* _Information supplied_
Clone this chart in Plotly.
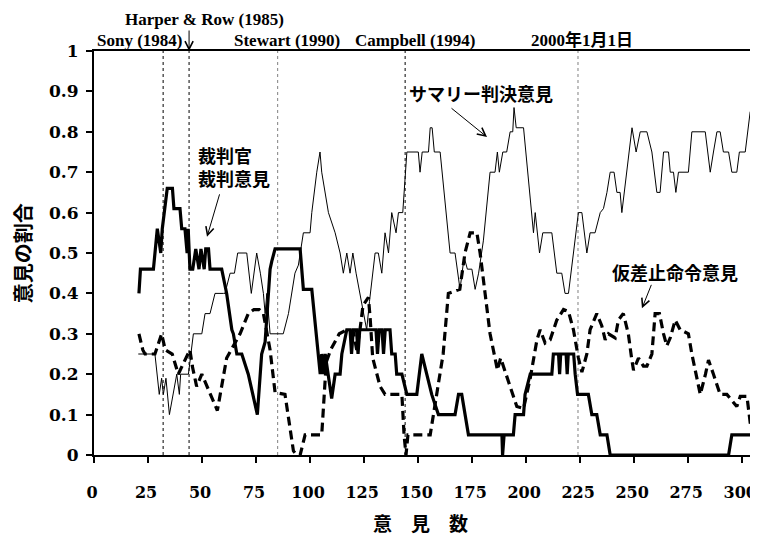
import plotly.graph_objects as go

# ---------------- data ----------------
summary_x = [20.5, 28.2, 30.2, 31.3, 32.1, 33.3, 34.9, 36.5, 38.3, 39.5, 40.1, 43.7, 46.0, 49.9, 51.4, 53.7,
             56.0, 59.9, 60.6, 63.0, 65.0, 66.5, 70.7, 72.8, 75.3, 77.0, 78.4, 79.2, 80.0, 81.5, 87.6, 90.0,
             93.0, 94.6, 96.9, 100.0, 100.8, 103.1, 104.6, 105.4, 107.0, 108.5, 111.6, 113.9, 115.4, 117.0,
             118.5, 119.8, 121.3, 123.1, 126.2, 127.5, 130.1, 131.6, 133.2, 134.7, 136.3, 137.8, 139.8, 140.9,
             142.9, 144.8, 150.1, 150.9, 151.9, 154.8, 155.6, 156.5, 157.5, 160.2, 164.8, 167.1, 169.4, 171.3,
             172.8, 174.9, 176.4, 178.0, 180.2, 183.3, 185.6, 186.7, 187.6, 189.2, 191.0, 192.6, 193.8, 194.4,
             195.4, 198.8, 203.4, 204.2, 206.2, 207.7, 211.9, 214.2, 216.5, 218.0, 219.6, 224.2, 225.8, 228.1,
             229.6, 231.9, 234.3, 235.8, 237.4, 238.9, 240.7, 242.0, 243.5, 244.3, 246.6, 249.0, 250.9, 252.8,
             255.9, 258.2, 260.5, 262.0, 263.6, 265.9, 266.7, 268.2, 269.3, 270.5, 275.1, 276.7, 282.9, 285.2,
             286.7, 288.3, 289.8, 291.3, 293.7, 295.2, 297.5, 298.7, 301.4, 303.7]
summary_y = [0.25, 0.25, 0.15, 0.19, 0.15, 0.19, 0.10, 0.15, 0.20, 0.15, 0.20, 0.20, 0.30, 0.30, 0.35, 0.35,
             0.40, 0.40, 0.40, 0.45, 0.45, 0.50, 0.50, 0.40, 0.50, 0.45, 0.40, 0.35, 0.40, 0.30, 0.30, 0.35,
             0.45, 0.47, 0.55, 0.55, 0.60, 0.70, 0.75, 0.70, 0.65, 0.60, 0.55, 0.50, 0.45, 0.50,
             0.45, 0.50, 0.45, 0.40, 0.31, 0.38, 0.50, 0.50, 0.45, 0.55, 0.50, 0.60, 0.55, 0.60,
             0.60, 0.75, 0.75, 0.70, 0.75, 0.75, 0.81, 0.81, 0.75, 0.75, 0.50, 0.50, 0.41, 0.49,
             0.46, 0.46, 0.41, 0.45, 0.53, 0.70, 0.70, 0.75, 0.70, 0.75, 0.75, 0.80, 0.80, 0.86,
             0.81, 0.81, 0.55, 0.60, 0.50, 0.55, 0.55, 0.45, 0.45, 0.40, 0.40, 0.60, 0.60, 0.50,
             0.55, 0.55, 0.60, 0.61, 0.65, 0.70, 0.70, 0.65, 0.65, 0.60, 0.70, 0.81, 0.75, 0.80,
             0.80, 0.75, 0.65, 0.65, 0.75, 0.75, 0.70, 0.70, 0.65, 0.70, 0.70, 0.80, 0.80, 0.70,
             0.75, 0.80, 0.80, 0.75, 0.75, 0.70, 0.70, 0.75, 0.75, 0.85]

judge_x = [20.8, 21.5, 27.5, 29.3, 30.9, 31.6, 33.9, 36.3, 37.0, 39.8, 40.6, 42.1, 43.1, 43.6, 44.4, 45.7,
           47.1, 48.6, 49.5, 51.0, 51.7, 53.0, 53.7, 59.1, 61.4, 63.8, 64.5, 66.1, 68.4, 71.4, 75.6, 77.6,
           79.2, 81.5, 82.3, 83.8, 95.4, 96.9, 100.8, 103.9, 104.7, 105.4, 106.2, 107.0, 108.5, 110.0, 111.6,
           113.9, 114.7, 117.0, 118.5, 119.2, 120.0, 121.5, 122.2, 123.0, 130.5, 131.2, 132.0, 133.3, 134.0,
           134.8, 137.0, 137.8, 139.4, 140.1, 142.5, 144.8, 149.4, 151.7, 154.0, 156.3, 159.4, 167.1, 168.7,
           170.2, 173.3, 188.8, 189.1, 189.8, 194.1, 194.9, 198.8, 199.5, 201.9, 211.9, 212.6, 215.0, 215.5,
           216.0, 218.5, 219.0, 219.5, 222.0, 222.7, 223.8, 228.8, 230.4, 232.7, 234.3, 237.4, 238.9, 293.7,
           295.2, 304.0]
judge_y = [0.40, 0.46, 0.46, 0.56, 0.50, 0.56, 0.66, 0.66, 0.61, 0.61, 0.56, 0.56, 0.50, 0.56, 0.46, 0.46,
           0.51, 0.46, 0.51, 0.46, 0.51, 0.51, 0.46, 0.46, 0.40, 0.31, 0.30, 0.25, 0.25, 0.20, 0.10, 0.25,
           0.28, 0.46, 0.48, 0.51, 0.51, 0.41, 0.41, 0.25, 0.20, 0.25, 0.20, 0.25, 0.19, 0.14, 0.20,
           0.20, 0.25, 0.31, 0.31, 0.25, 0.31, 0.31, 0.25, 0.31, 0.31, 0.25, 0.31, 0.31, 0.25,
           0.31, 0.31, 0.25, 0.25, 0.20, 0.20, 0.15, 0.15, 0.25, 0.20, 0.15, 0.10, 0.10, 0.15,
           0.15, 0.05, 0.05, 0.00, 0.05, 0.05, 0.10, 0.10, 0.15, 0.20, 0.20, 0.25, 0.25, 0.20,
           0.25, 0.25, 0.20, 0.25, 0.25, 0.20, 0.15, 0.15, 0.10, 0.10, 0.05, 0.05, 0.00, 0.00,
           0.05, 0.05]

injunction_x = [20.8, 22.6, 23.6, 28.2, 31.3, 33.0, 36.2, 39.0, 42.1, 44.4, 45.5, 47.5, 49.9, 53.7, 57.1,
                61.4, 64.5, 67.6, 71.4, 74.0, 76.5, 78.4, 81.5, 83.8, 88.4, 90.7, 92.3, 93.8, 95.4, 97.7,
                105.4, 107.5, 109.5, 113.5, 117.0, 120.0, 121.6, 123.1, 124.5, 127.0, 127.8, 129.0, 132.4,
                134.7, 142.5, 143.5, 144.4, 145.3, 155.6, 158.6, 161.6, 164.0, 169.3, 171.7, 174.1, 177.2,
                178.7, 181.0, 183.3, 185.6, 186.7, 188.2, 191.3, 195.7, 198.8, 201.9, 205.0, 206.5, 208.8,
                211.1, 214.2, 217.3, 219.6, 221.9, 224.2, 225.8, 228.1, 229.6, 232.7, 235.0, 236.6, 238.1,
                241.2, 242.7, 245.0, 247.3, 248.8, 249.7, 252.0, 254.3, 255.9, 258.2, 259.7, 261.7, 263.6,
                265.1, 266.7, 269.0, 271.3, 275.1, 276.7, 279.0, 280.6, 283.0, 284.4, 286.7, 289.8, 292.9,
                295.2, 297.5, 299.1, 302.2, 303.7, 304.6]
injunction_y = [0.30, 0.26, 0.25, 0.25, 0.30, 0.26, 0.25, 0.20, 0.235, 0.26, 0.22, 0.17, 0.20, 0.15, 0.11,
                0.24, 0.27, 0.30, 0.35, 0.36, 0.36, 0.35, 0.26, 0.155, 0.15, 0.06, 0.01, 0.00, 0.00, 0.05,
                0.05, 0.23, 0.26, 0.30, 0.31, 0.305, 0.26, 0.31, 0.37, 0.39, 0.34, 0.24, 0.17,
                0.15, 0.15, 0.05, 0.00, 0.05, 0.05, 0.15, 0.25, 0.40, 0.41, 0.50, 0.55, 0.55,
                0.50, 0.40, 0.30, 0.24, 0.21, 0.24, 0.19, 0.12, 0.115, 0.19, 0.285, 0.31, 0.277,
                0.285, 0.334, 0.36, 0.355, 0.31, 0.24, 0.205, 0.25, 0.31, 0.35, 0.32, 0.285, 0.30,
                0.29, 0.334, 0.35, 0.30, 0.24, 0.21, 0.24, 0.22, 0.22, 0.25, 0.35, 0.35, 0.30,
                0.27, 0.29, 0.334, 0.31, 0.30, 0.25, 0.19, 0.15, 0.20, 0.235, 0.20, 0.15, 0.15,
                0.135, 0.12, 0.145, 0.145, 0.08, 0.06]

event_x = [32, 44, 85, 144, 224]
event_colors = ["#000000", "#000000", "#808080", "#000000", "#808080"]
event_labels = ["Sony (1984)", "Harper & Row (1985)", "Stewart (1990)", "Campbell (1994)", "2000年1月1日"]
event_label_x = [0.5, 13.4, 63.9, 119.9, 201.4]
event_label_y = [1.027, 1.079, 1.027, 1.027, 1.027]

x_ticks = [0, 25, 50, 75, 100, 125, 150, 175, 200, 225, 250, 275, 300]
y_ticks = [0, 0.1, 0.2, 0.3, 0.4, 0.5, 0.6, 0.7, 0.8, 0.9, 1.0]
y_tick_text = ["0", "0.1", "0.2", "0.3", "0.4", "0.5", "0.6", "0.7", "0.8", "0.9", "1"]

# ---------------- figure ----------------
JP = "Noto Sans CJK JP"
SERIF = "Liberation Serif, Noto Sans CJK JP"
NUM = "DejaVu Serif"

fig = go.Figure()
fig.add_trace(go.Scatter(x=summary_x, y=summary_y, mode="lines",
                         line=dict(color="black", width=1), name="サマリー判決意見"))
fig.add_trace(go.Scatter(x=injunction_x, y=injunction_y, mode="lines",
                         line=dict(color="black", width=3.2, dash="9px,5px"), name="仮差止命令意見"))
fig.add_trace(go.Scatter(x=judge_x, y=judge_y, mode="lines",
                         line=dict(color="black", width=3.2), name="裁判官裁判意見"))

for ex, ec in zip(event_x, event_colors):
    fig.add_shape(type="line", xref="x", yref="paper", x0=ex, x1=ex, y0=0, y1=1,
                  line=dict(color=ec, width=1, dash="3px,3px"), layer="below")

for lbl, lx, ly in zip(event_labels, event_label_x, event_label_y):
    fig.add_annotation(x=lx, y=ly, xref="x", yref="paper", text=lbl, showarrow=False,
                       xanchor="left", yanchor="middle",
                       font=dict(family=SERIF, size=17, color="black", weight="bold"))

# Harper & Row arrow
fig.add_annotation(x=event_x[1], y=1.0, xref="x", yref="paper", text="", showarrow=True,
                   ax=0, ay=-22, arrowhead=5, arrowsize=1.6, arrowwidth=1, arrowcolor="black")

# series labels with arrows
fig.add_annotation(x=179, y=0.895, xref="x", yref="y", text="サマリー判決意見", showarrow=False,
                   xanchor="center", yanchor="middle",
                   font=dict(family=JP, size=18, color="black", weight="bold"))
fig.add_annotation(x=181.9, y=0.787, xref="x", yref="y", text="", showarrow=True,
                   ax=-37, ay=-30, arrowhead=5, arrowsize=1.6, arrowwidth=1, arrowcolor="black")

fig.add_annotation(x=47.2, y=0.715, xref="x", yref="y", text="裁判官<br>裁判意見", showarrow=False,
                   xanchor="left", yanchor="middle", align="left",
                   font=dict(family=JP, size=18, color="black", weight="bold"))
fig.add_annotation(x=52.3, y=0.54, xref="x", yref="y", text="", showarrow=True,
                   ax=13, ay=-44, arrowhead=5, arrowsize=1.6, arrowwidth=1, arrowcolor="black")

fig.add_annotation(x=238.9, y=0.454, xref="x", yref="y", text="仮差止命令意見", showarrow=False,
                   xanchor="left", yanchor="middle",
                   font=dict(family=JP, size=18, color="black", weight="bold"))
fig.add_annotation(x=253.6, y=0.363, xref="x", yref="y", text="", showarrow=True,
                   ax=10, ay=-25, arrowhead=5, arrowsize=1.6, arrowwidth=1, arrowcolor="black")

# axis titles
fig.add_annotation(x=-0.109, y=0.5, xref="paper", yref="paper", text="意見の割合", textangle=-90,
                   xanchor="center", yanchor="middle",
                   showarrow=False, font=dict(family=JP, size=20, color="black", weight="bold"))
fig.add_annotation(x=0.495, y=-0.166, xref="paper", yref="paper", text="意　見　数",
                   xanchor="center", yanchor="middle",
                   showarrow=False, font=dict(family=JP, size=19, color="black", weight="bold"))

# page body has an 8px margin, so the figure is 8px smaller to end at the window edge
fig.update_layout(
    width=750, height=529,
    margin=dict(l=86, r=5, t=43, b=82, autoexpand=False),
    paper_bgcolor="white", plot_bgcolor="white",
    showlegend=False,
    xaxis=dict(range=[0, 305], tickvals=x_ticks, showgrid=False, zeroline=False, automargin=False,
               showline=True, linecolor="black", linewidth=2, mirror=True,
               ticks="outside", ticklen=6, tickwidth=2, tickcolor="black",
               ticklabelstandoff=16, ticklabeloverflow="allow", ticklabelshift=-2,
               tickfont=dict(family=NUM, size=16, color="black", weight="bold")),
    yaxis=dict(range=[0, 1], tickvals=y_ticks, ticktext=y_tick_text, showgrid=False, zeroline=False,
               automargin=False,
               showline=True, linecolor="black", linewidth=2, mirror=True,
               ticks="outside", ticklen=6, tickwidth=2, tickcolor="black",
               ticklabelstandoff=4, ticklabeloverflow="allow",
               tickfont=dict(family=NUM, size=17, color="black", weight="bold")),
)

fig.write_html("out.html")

* _Requirement_
Exactly as they appear, print the lines of the listing above from its first line through the line that contains "import plotly.graph_objects as go", minus the pictures.

* _Task result_
Clone this chart in Plotly.
import plotly.graph_objects as go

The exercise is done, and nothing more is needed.